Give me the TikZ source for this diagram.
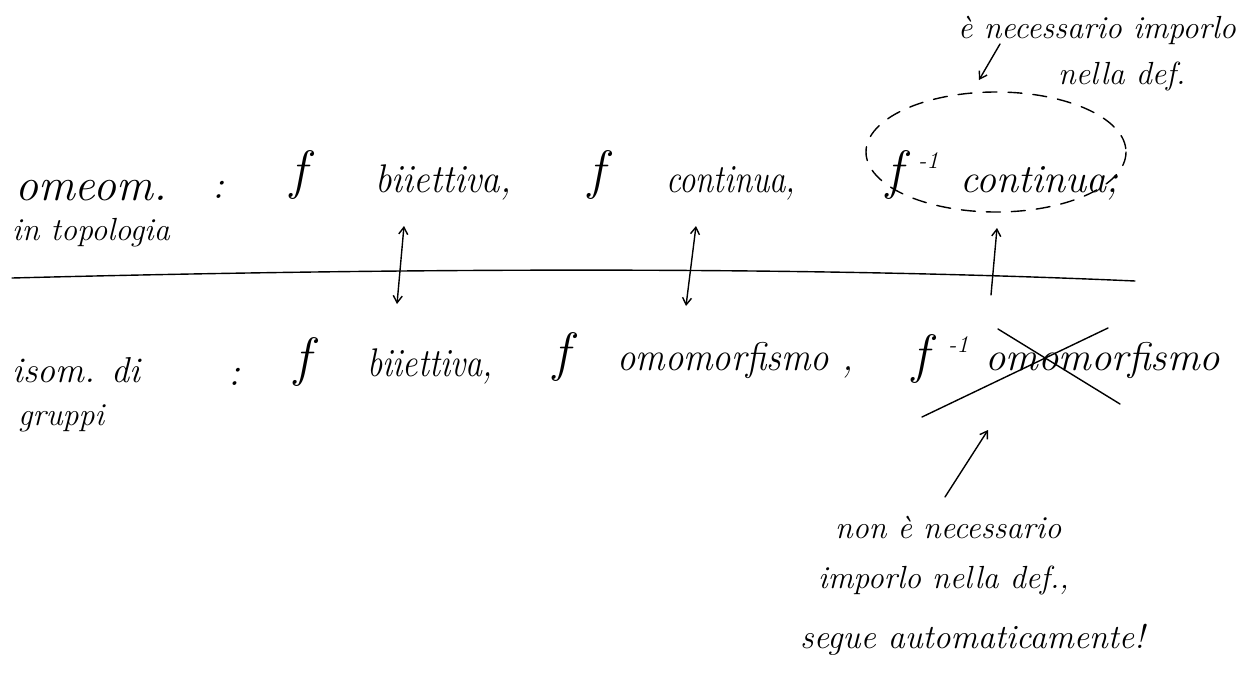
\documentclass[tikz,border=0pt]{standalone}
\usepackage{graphicx}
\usetikzlibrary{arrows.meta}
\begin{document}
\begin{tikzpicture}[x=1pt,y=-1pt,
  hw/.style={font=\itshape, inner sep=0pt, anchor=base west},
  big/.style={hw, font=\itshape\fontsize{40}{44}\selectfont},
  eff/.style={hw, font=\itshape\fontsize{54}{58}\selectfont},
  expo/.style={hw, font=\itshape\fontsize{24}{26}\selectfont},
  small/.style={hw, font=\itshape\fontsize{32}{36}\selectfont},
  note/.style={hw, font=\itshape\fontsize{32}{36}\selectfont},
  pen/.style={line width=1.4pt, line cap=round},
  tip/.style={pen, -{Straight Barb[length=7pt,width=9pt]}},
  dtip/.style={pen, {Straight Barb[length=7pt,width=9pt]}-{Straight Barb[length=7pt,width=9pt]}}]
\useasboundingbox (0,0) rectangle (1259,675);

% topology row
\node[big, font=\itshape\fontsize{46}{50}\selectfont] (omeom) at (15,200) {omeom.};
\node[small] (intop) at (12,240) {in topologia};
\node[big] (col1) at (212,198) {:};
\node[eff] (tf1) at (290,188) {f};
\node[big] (t1) at (375,192) {\scalebox{0.92}[1]{biiettiva,}};
\node[eff] (tf2) at (588,188) {f};
\node[big] (t2) at (666,192) {\scalebox{0.82}[1]{continua,}};
\node[eff] (tf3) at (886,188) {f};
\node[expo] (te3) at (918,168) {-1};
\node[big] (t3) at (960,192) {continua;};

% dashed loop round the last condition
\draw[pen, dash pattern=on 14pt off 11pt] (996,152) ellipse [x radius=130, y radius=60];

% note above
\node[note] (n1) at (958,38) {\`e necessario imporlo};
\node[note] (n2) at (1058,84) {nella def.};
\coordinate (n1a) at (1000,44);
\coordinate (n1b) at (979,80);
\draw[tip] (n1a) -- (n1b);

% dividing line
\coordinate (la) at (12,278);
\coordinate (lb) at (1135,281);
\draw[pen] (la) .. controls (400,268) and (800,266) .. (lb);

% correspondences between rows
\coordinate (a1t) at (404,226); \coordinate (a1b) at (397,304);
\coordinate (a2t) at (696,226); \coordinate (a2b) at (686,306);
\coordinate (a3t) at (997,228); \coordinate (a3b) at (991,295);
\draw[dtip] (a1t) -- (a1b);
\draw[dtip] (a2t) -- (a2b);
\draw[tip] (a3b) -- (a3t);

% group row
\node[note, font=\itshape\fontsize{36}{40}\selectfont] (isom) at (12,382) {isom. di};
\node[small] (grup) at (18,425) {gruppi};
\node[big] (col2) at (228,385) {:};
\node[eff] (bf1) at (294,375) {f};
\node[big] (b1) at (367,376) {\scalebox{0.85}[1]{biiettiva,}};
\node[eff] (bf2) at (553,370) {f};
\node[big] (b2) at (617,370) {\scalebox{0.92}[1]{omomorfismo ,}};
\node[eff] (bf3) at (912,372) {f};
\node[expo] (be3) at (948,352) {-1};
\node[big] (b3) at (985,370) {\scalebox{1.02}[1]{omomorfismo}};

% crossing out
\coordinate (xa) at (922,417); \coordinate (xb) at (1108,328);
\coordinate (xc) at (998,329); \coordinate (xd) at (1120,404);
\draw[pen] (xa) -- (xb);
\draw[pen] (xc) -- (xd);

% note below
\coordinate (n3a) at (945,497);
\coordinate (n3b) at (988,430);
\draw[tip] (n3a) -- (n3b);
\node[note] (n3) at (835,538) {non \`e necessario};
\node[note] (n4) at (818,588) {imporlo nella def.,};
\node[note, font=\itshape\fontsize{34}{38}\selectfont] (n5) at (800,648) {segue automaticamente!};
\end{tikzpicture}
\end{document}
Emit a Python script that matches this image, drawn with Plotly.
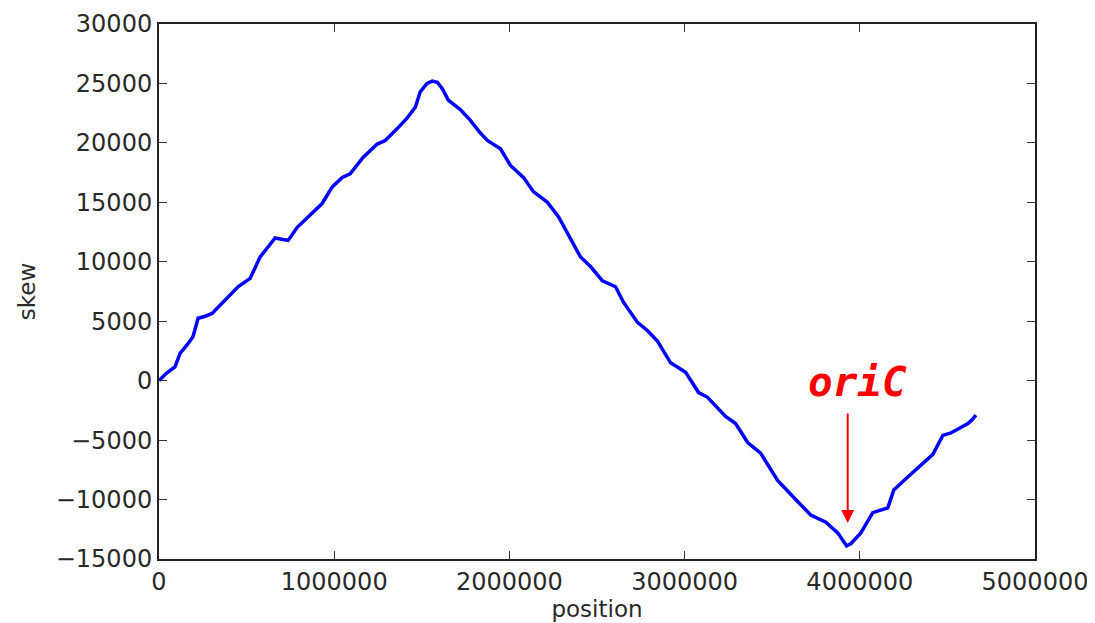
import plotly.graph_objects as go

position = [0, 40000, 91000, 120000, 160000, 194000, 223000, 260000, 303000, 366000, 451000, 520000,
            577000, 620000, 663000, 700000, 737000, 789000, 880000, 931000, 989000, 1046000, 1091000,
            1166000, 1246000, 1291000, 1360000, 1417000, 1463000, 1491000, 1530000, 1560000, 1589000,
            1620000, 1651000, 1720000, 1777000, 1830000, 1874000, 1949000, 2006000, 2080000, 2137000,
            2217000, 2280000, 2331000, 2406000, 2463000, 2531000, 2606000, 2651000, 2731000, 2789000,
            2846000, 2920000, 3006000, 3080000, 3131000, 3234000, 3291000, 3360000, 3434000, 3531000,
            3634000, 3720000, 3806000, 3874000, 3925000, 3950000, 4006000, 4074000, 4160000, 4194000,
            4274000, 4366000, 4417000, 4474000, 4520000, 4617000, 4640000, 4663000]
skew = [0, 600, 1150, 2300, 3000, 3700, 5250, 5400, 5650, 6600, 7900, 8600,
        10400, 11200, 12000, 11900, 11800, 12900, 14200, 14900, 16300, 17100, 17400,
        18800, 19900, 20200, 21200, 22100, 23000, 24300, 25000, 25200, 25100,
        24500, 23600, 22800, 21900, 20900, 20200, 19500, 18100, 17100, 15900,
        15000, 13800, 12400, 10400, 9600, 8400, 7900, 6600, 4900, 4200,
        3300, 1500, 700, -1000, -1400, -3000, -3600, -5200, -6100, -8400,
        -10000, -11300, -11900, -12800, -13900, -13700, -12800, -11100, -10700, -9200,
        -8100, -6900, -6200, -4600, -4400, -3600, -3300, -2900]

x_ticks = [0, 1000000, 2000000, 3000000, 4000000, 5000000]
y_ticks = [-15000, -10000, -5000, 0, 5000, 10000, 15000, 20000, 25000, 30000]

ori_x = 3931000
ori_tip_y = -11970
ori_tail_y = -2630
ori_text_x = 3989000
ori_text_y = -100

fig = go.Figure()
fig.add_trace(go.Scatter(x=position, y=skew, mode="lines",
                         line=dict(color="#0000ff", width=3.5), showlegend=False))

axis_font = dict(family="DejaVu Sans", size=24, color="#2a2a2a")
title_font = dict(family="DejaVu Sans", size=23, color="#2a2a2a")
fig.update_xaxes(range=[0, 5000000], tickvals=x_ticks, ticktext=[str(v) for v in x_ticks],
                 ticks="inside", ticklen=8, tickcolor="#333", tickwidth=1.2,
                 showline=True, linecolor="#222", linewidth=2, mirror="ticks",
                 showgrid=False, zeroline=False, tickfont=axis_font, automargin=False,
                 title=dict(text="position", font=title_font, standoff=6))
fig.update_yaxes(range=[-15000, 30000], tickvals=y_ticks,
                 ticktext=[str(v).replace("-", "\u2212") for v in y_ticks],
                 ticks="inside", ticklen=8, tickcolor="#333", tickwidth=1.2,
                 showline=True, linecolor="#222", linewidth=2, mirror="ticks",
                 showgrid=False, zeroline=False, tickfont=axis_font, automargin=False,
                 title=dict(text="skew", font=title_font, standoff=14))

fig.add_annotation(x=ori_x, y=ori_tip_y, ax=ori_x, ay=ori_tail_y, axref="x", ayref="y",
                   xref="x", yref="y", text="", showarrow=True, arrowhead=2,
                   arrowsize=1.3, arrowwidth=2, arrowcolor="#ff0000")
fig.add_annotation(x=ori_text_x, y=ori_text_y, xref="x", yref="y", text="<b><i>oriC</i></b>",
                   showarrow=False,
                   font=dict(family="DejaVu Sans Mono", size=41, color="#ff0000"))

fig.update_layout(width=1095, height=623, plot_bgcolor="white", paper_bgcolor="white",
                  margin=dict(l=151, r=68, t=16, b=72))
fig.write_html("out.html")
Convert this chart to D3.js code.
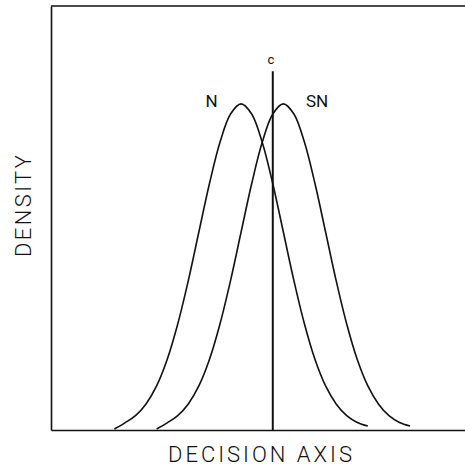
<!DOCTYPE html>
<html>
<head>
<meta charset="utf-8">
<script src="https://cdn.jsdelivr.net/npm/d3@7"></script>
<style>
  body { margin: 0; background: #fff; }
  .curve { fill: none; stroke: #111; stroke-width: 1.6; }
  .axis path { stroke: #111; stroke-width: 1.6; }
  text { font-family: Roboto, "DejaVu Sans", sans-serif; fill: #111; }
</style>
</head>
<body>
<script>
// data (decision axis in noise SD units, density relative to peak)
const noiseX = [-3, -2.75, -2.5, -2.25, -2, -1.75, -1.5, -1.25, -1, -0.75, -0.5, -0.25, 0,
                0.25, 0.5, 0.75, 1, 1.25, 1.5, 1.75, 2, 2.25, 2.5, 2.75, 3];
const noiseY = [0.003, 0.022, 0.044, 0.080, 0.135, 0.216, 0.325, 0.458, 0.607, 0.755, 0.882, 0.969, 1.0,
                0.969, 0.882, 0.755, 0.607, 0.458, 0.325, 0.216, 0.135, 0.080, 0.044, 0.023, 0.012];
const signalX = [-2, -1.75, -1.5, -1.25, -1, -0.75, -0.5, -0.25, 0, 0.25, 0.5, 0.75, 1,
                 1.25, 1.5, 1.75, 2, 2.25, 2.5, 2.75, 3, 3.25, 3.5, 3.75, 4];
const signalY = [0.003, 0.022, 0.044, 0.080, 0.135, 0.216, 0.325, 0.458, 0.607, 0.755, 0.882, 0.969, 1.0,
                 0.969, 0.882, 0.755, 0.607, 0.458, 0.325, 0.216, 0.135, 0.080, 0.044, 0.023, 0.012];
const criterion = 0.75;
const curveLabels = ["N", "SN"];

const w = 465;
const h = 468;
const mLeft = 51, mTop = 6, mBottom = 430;

const xScale = d3.scaleLinear().domain([-4.5, 5.3]).range([mLeft, w]);
const yScale = d3.scaleLinear().domain([0, 1.3]).range([mBottom, mTop]);

const svg = d3.select("body").append("svg")
    .attr("width", w)
    .attr("height", h);

// frame: bottom + left axes without ticks, plus a top rule
svg.append("g")
    .attr("class", "axis")
    .attr("transform", "translate(0," + mBottom + ")")
    .call(d3.axisBottom(xScale).tickValues([]).tickSizeOuter(0));

svg.append("g")
    .attr("class", "axis")
    .attr("transform", "translate(" + mLeft + ",0)")
    .call(d3.axisLeft(yScale).tickValues([]).tickSizeOuter(0));

svg.append("line")
    .attr("x1", mLeft).attr("x2", w)
    .attr("y1", mTop).attr("y2", mTop)
    .attr("stroke", "#111").attr("stroke-width", 1.6);

const line = d3.line()
    .curve(d3.curveCatmullRom)
    .x(d => xScale(d[0]))
    .y(d => yScale(d[1]));

svg.append("path")
    .attr("class", "curve")
    .attr("d", line(d3.zip(noiseX, noiseY)));

svg.append("path")
    .attr("class", "curve")
    .attr("d", line(d3.zip(signalX, signalY)));

// criterion
svg.append("line")
    .attr("x1", xScale(criterion)).attr("x2", xScale(criterion))
    .attr("y1", yScale(1.1)).attr("y2", mBottom)
    .attr("stroke", "#111").attr("stroke-width", 2);

svg.append("text")
    .attr("x", xScale(criterion) - 2)
    .attr("y", yScale(1.1) - 7)
    .attr("text-anchor", "middle")
    .style("font-size", "13px")
    .text("c");

// curve labels
svg.append("text")
    .attr("x", xScale(-0.7))
    .attr("y", yScale(1.0) + 3)
    .attr("text-anchor", "middle")
    .style("font-size", "17px")
    .text(curveLabels[0]);

svg.append("text")
    .attr("x", xScale(1.8))
    .attr("y", yScale(1.0) + 3)
    .attr("text-anchor", "middle")
    .style("font-size", "17px")
    .text(curveLabels[1]);

// axis titles
svg.append("text")
    .attr("x", 260)
    .attr("y", 462)
    .attr("text-anchor", "middle")
    .attr("textLength", 184)
    .style("font-size", "22px")
    .style("font-weight", 300)
    .text("DECISION AXIS");

svg.append("text")
    .attr("transform", "translate(31,206) rotate(-90)")
    .attr("text-anchor", "middle")
    .attr("textLength", 102)
    .style("font-size", "22px")
    .style("font-weight", 300)
    .text("DENSITY");
</script>
</body>
</html>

YOUR INSTRUCTIONS → Retype the records above word for word, from their first line through the line containing "(0,0) rectangle (1259,675);", and leave out every picture.

RESULT FOR THIS TASK →
Give me the TikZ source for this diagram.
\documentclass[tikz,border=0pt]{standalone}
\usepackage{graphicx}
\usetikzlibrary{arrows.meta}
\begin{document}
\begin{tikzpicture}[x=1pt,y=-1pt,
  hw/.style={font=\itshape, inner sep=0pt, anchor=base west},
  big/.style={hw, font=\itshape\fontsize{40}{44}\selectfont},
  eff/.style={hw, font=\itshape\fontsize{54}{58}\selectfont},
  expo/.style={hw, font=\itshape\fontsize{24}{26}\selectfont},
  small/.style={hw, font=\itshape\fontsize{32}{36}\selectfont},
  note/.style={hw, font=\itshape\fontsize{32}{36}\selectfont},
  pen/.style={line width=1.4pt, line cap=round},
  tip/.style={pen, -{Straight Barb[length=7pt,width=9pt]}},
  dtip/.style={pen, {Straight Barb[length=7pt,width=9pt]}-{Straight Barb[length=7pt,width=9pt]}}]
\useasboundingbox (0,0) rectangle (1259,675);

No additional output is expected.